- Goal
The data below holds a line containing "Reproduce this chart with D3.js." and a line containing "const seepageY = [30.2, 23.9, 16.4, 35.7, 29.7];"; please quote exactly those two lines and every line between them, and nothing else.

-*-*-

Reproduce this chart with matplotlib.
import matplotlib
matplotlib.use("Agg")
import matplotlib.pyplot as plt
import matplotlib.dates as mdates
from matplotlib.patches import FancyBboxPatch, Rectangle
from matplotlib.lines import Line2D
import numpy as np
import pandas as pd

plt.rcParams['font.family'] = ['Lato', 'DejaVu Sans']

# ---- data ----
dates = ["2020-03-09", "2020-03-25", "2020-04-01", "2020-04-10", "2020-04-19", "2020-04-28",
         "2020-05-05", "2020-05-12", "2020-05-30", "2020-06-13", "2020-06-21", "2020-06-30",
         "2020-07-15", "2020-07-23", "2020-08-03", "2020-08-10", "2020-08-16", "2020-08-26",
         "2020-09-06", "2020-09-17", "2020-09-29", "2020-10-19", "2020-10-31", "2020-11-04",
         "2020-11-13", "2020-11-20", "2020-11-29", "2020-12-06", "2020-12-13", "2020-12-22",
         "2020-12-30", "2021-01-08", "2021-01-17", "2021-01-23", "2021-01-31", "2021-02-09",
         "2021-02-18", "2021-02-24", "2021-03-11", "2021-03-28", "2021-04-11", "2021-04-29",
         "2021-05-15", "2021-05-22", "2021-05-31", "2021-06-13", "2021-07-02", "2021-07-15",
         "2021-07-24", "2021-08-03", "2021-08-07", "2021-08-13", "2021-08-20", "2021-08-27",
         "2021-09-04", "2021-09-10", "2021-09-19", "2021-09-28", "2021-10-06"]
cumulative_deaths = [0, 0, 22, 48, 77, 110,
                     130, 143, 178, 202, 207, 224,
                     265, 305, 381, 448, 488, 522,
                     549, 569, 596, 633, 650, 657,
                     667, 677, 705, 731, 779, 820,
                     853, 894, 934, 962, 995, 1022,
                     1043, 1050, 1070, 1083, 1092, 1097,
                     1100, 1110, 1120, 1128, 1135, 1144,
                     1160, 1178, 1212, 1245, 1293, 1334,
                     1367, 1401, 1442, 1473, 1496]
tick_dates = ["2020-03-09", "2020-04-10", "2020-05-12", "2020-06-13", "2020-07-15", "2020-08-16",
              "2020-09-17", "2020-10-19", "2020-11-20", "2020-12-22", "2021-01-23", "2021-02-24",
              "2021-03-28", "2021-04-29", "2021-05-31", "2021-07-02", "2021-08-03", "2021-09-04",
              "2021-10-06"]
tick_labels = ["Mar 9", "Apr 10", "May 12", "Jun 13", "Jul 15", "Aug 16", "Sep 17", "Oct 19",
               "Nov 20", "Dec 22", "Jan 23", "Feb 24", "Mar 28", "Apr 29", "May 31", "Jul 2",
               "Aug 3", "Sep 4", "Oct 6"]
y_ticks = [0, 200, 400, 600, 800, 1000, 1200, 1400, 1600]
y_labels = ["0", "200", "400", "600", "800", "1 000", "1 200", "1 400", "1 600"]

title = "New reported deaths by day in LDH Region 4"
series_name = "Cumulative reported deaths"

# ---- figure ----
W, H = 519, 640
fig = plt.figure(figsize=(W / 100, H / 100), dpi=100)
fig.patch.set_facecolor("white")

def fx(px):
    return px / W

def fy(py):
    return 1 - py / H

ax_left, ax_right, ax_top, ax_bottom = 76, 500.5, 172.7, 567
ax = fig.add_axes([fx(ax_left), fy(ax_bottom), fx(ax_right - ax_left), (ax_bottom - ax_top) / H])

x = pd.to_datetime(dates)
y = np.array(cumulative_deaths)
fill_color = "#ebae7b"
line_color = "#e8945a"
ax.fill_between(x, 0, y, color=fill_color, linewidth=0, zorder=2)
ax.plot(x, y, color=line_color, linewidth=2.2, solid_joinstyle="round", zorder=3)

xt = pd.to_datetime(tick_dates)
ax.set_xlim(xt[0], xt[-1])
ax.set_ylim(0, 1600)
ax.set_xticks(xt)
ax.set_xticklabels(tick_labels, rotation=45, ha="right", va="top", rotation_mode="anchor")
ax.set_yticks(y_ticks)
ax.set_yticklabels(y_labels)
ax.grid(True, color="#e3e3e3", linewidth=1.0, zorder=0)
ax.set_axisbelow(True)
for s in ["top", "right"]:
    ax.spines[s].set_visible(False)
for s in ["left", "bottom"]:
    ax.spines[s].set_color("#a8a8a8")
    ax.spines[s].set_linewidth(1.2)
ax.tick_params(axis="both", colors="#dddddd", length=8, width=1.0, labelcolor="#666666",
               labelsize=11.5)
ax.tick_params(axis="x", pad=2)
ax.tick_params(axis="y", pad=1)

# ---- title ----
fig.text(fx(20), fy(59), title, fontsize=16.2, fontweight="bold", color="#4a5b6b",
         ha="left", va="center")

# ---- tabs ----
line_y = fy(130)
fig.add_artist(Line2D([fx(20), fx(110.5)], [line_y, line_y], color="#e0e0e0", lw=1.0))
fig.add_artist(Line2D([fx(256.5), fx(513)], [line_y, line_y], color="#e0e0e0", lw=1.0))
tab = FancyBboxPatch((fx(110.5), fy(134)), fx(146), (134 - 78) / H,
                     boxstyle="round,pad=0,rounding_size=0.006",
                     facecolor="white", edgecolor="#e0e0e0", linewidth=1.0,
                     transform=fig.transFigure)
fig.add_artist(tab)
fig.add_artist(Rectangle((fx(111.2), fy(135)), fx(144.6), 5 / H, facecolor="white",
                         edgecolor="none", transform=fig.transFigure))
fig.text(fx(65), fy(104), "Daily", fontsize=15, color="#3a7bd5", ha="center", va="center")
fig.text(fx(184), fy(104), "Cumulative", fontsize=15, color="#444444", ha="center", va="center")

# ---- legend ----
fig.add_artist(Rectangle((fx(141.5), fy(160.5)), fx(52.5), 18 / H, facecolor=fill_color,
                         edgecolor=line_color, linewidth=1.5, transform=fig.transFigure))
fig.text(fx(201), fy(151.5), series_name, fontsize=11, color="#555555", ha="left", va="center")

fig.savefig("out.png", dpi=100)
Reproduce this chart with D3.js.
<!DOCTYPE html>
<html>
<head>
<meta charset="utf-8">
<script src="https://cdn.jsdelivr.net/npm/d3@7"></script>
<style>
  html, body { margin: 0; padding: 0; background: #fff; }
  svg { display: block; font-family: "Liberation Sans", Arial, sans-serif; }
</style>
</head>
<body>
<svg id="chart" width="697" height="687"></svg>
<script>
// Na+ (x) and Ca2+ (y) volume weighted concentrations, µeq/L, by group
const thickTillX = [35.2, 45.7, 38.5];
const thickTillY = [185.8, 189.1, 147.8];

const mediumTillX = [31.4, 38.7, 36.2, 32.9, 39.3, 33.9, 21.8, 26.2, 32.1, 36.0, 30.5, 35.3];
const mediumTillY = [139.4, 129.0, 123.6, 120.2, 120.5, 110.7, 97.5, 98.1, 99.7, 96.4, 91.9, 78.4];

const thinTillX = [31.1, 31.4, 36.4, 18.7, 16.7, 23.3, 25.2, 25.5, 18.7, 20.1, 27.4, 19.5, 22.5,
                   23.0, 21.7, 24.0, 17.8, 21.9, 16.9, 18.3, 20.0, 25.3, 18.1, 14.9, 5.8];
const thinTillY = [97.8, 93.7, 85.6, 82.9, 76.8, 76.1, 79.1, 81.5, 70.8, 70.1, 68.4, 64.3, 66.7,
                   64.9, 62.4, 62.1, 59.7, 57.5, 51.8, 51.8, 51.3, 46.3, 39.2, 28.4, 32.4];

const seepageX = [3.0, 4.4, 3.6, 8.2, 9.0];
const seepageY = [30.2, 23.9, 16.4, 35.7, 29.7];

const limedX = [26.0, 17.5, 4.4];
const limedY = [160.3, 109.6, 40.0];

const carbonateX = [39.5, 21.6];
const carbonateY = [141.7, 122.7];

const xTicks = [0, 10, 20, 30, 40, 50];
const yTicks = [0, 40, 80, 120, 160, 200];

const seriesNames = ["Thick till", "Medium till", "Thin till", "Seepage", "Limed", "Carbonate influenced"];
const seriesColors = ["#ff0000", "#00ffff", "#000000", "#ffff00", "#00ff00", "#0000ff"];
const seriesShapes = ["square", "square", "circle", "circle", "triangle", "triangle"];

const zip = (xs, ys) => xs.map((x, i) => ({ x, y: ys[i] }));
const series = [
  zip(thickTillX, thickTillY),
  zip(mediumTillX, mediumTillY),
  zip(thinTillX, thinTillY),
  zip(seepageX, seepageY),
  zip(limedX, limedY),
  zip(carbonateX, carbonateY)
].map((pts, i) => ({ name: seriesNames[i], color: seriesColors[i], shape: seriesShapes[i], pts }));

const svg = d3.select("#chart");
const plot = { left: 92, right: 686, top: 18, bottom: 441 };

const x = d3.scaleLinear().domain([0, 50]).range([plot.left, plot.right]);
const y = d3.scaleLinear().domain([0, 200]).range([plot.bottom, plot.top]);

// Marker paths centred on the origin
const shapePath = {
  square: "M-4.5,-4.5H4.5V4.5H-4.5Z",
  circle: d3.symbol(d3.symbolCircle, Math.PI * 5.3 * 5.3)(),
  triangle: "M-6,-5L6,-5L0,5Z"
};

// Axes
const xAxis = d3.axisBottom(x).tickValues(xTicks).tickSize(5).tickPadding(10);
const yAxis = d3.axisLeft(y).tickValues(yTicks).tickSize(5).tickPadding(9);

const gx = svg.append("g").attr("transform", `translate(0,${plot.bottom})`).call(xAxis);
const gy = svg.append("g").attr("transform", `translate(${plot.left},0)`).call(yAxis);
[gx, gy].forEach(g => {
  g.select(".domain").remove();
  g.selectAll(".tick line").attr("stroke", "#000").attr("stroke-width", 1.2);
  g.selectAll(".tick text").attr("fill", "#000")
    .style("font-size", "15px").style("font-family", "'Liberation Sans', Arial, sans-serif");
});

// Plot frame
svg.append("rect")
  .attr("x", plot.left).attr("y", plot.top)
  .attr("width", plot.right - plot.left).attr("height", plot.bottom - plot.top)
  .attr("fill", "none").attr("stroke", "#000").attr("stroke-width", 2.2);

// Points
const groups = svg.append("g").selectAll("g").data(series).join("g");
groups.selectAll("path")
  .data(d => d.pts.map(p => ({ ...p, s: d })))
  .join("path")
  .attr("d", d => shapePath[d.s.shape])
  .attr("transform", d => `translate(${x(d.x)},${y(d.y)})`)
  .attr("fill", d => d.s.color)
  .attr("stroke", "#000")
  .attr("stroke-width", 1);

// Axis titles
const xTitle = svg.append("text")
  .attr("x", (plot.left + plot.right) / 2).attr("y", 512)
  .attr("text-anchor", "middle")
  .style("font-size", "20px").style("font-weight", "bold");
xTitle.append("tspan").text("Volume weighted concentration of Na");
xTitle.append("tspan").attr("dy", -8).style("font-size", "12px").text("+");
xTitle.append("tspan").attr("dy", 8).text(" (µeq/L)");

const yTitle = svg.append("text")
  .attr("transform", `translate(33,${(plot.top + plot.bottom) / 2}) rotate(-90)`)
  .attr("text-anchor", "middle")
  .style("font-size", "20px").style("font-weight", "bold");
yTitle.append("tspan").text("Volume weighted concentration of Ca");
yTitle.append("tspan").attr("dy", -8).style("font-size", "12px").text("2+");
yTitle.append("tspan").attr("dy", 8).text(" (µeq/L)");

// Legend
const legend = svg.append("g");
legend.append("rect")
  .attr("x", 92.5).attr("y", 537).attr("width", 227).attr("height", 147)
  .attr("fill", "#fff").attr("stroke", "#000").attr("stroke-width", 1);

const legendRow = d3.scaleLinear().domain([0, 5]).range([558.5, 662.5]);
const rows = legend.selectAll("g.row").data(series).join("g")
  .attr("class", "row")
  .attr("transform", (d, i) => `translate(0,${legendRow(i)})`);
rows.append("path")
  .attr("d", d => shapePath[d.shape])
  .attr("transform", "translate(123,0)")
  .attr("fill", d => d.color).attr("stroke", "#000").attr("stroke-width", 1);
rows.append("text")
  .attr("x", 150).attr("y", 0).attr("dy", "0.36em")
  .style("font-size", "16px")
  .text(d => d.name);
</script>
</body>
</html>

-*-*-

- Worked solution
Reproduce this chart with D3.js.
<!DOCTYPE html>
<html>
<head>
<meta charset="utf-8">
<script src="https://cdn.jsdelivr.net/npm/d3@7"></script>
<style>
  html, body { margin: 0; padding: 0; background: #fff; }
  svg { display: block; font-family: "Liberation Sans", Arial, sans-serif; }
</style>
</head>
<body>
<svg id="chart" width="697" height="687"></svg>
<script>
// Na+ (x) and Ca2+ (y) volume weighted concentrations, µeq/L, by group
const thickTillX = [35.2, 45.7, 38.5];
const thickTillY = [185.8, 189.1, 147.8];

const mediumTillX = [31.4, 38.7, 36.2, 32.9, 39.3, 33.9, 21.8, 26.2, 32.1, 36.0, 30.5, 35.3];
const mediumTillY = [139.4, 129.0, 123.6, 120.2, 120.5, 110.7, 97.5, 98.1, 99.7, 96.4, 91.9, 78.4];

const thinTillX = [31.1, 31.4, 36.4, 18.7, 16.7, 23.3, 25.2, 25.5, 18.7, 20.1, 27.4, 19.5, 22.5,
                   23.0, 21.7, 24.0, 17.8, 21.9, 16.9, 18.3, 20.0, 25.3, 18.1, 14.9, 5.8];
const thinTillY = [97.8, 93.7, 85.6, 82.9, 76.8, 76.1, 79.1, 81.5, 70.8, 70.1, 68.4, 64.3, 66.7,
                   64.9, 62.4, 62.1, 59.7, 57.5, 51.8, 51.8, 51.3, 46.3, 39.2, 28.4, 32.4];

const seepageX = [3.0, 4.4, 3.6, 8.2, 9.0];
const seepageY = [30.2, 23.9, 16.4, 35.7, 29.7];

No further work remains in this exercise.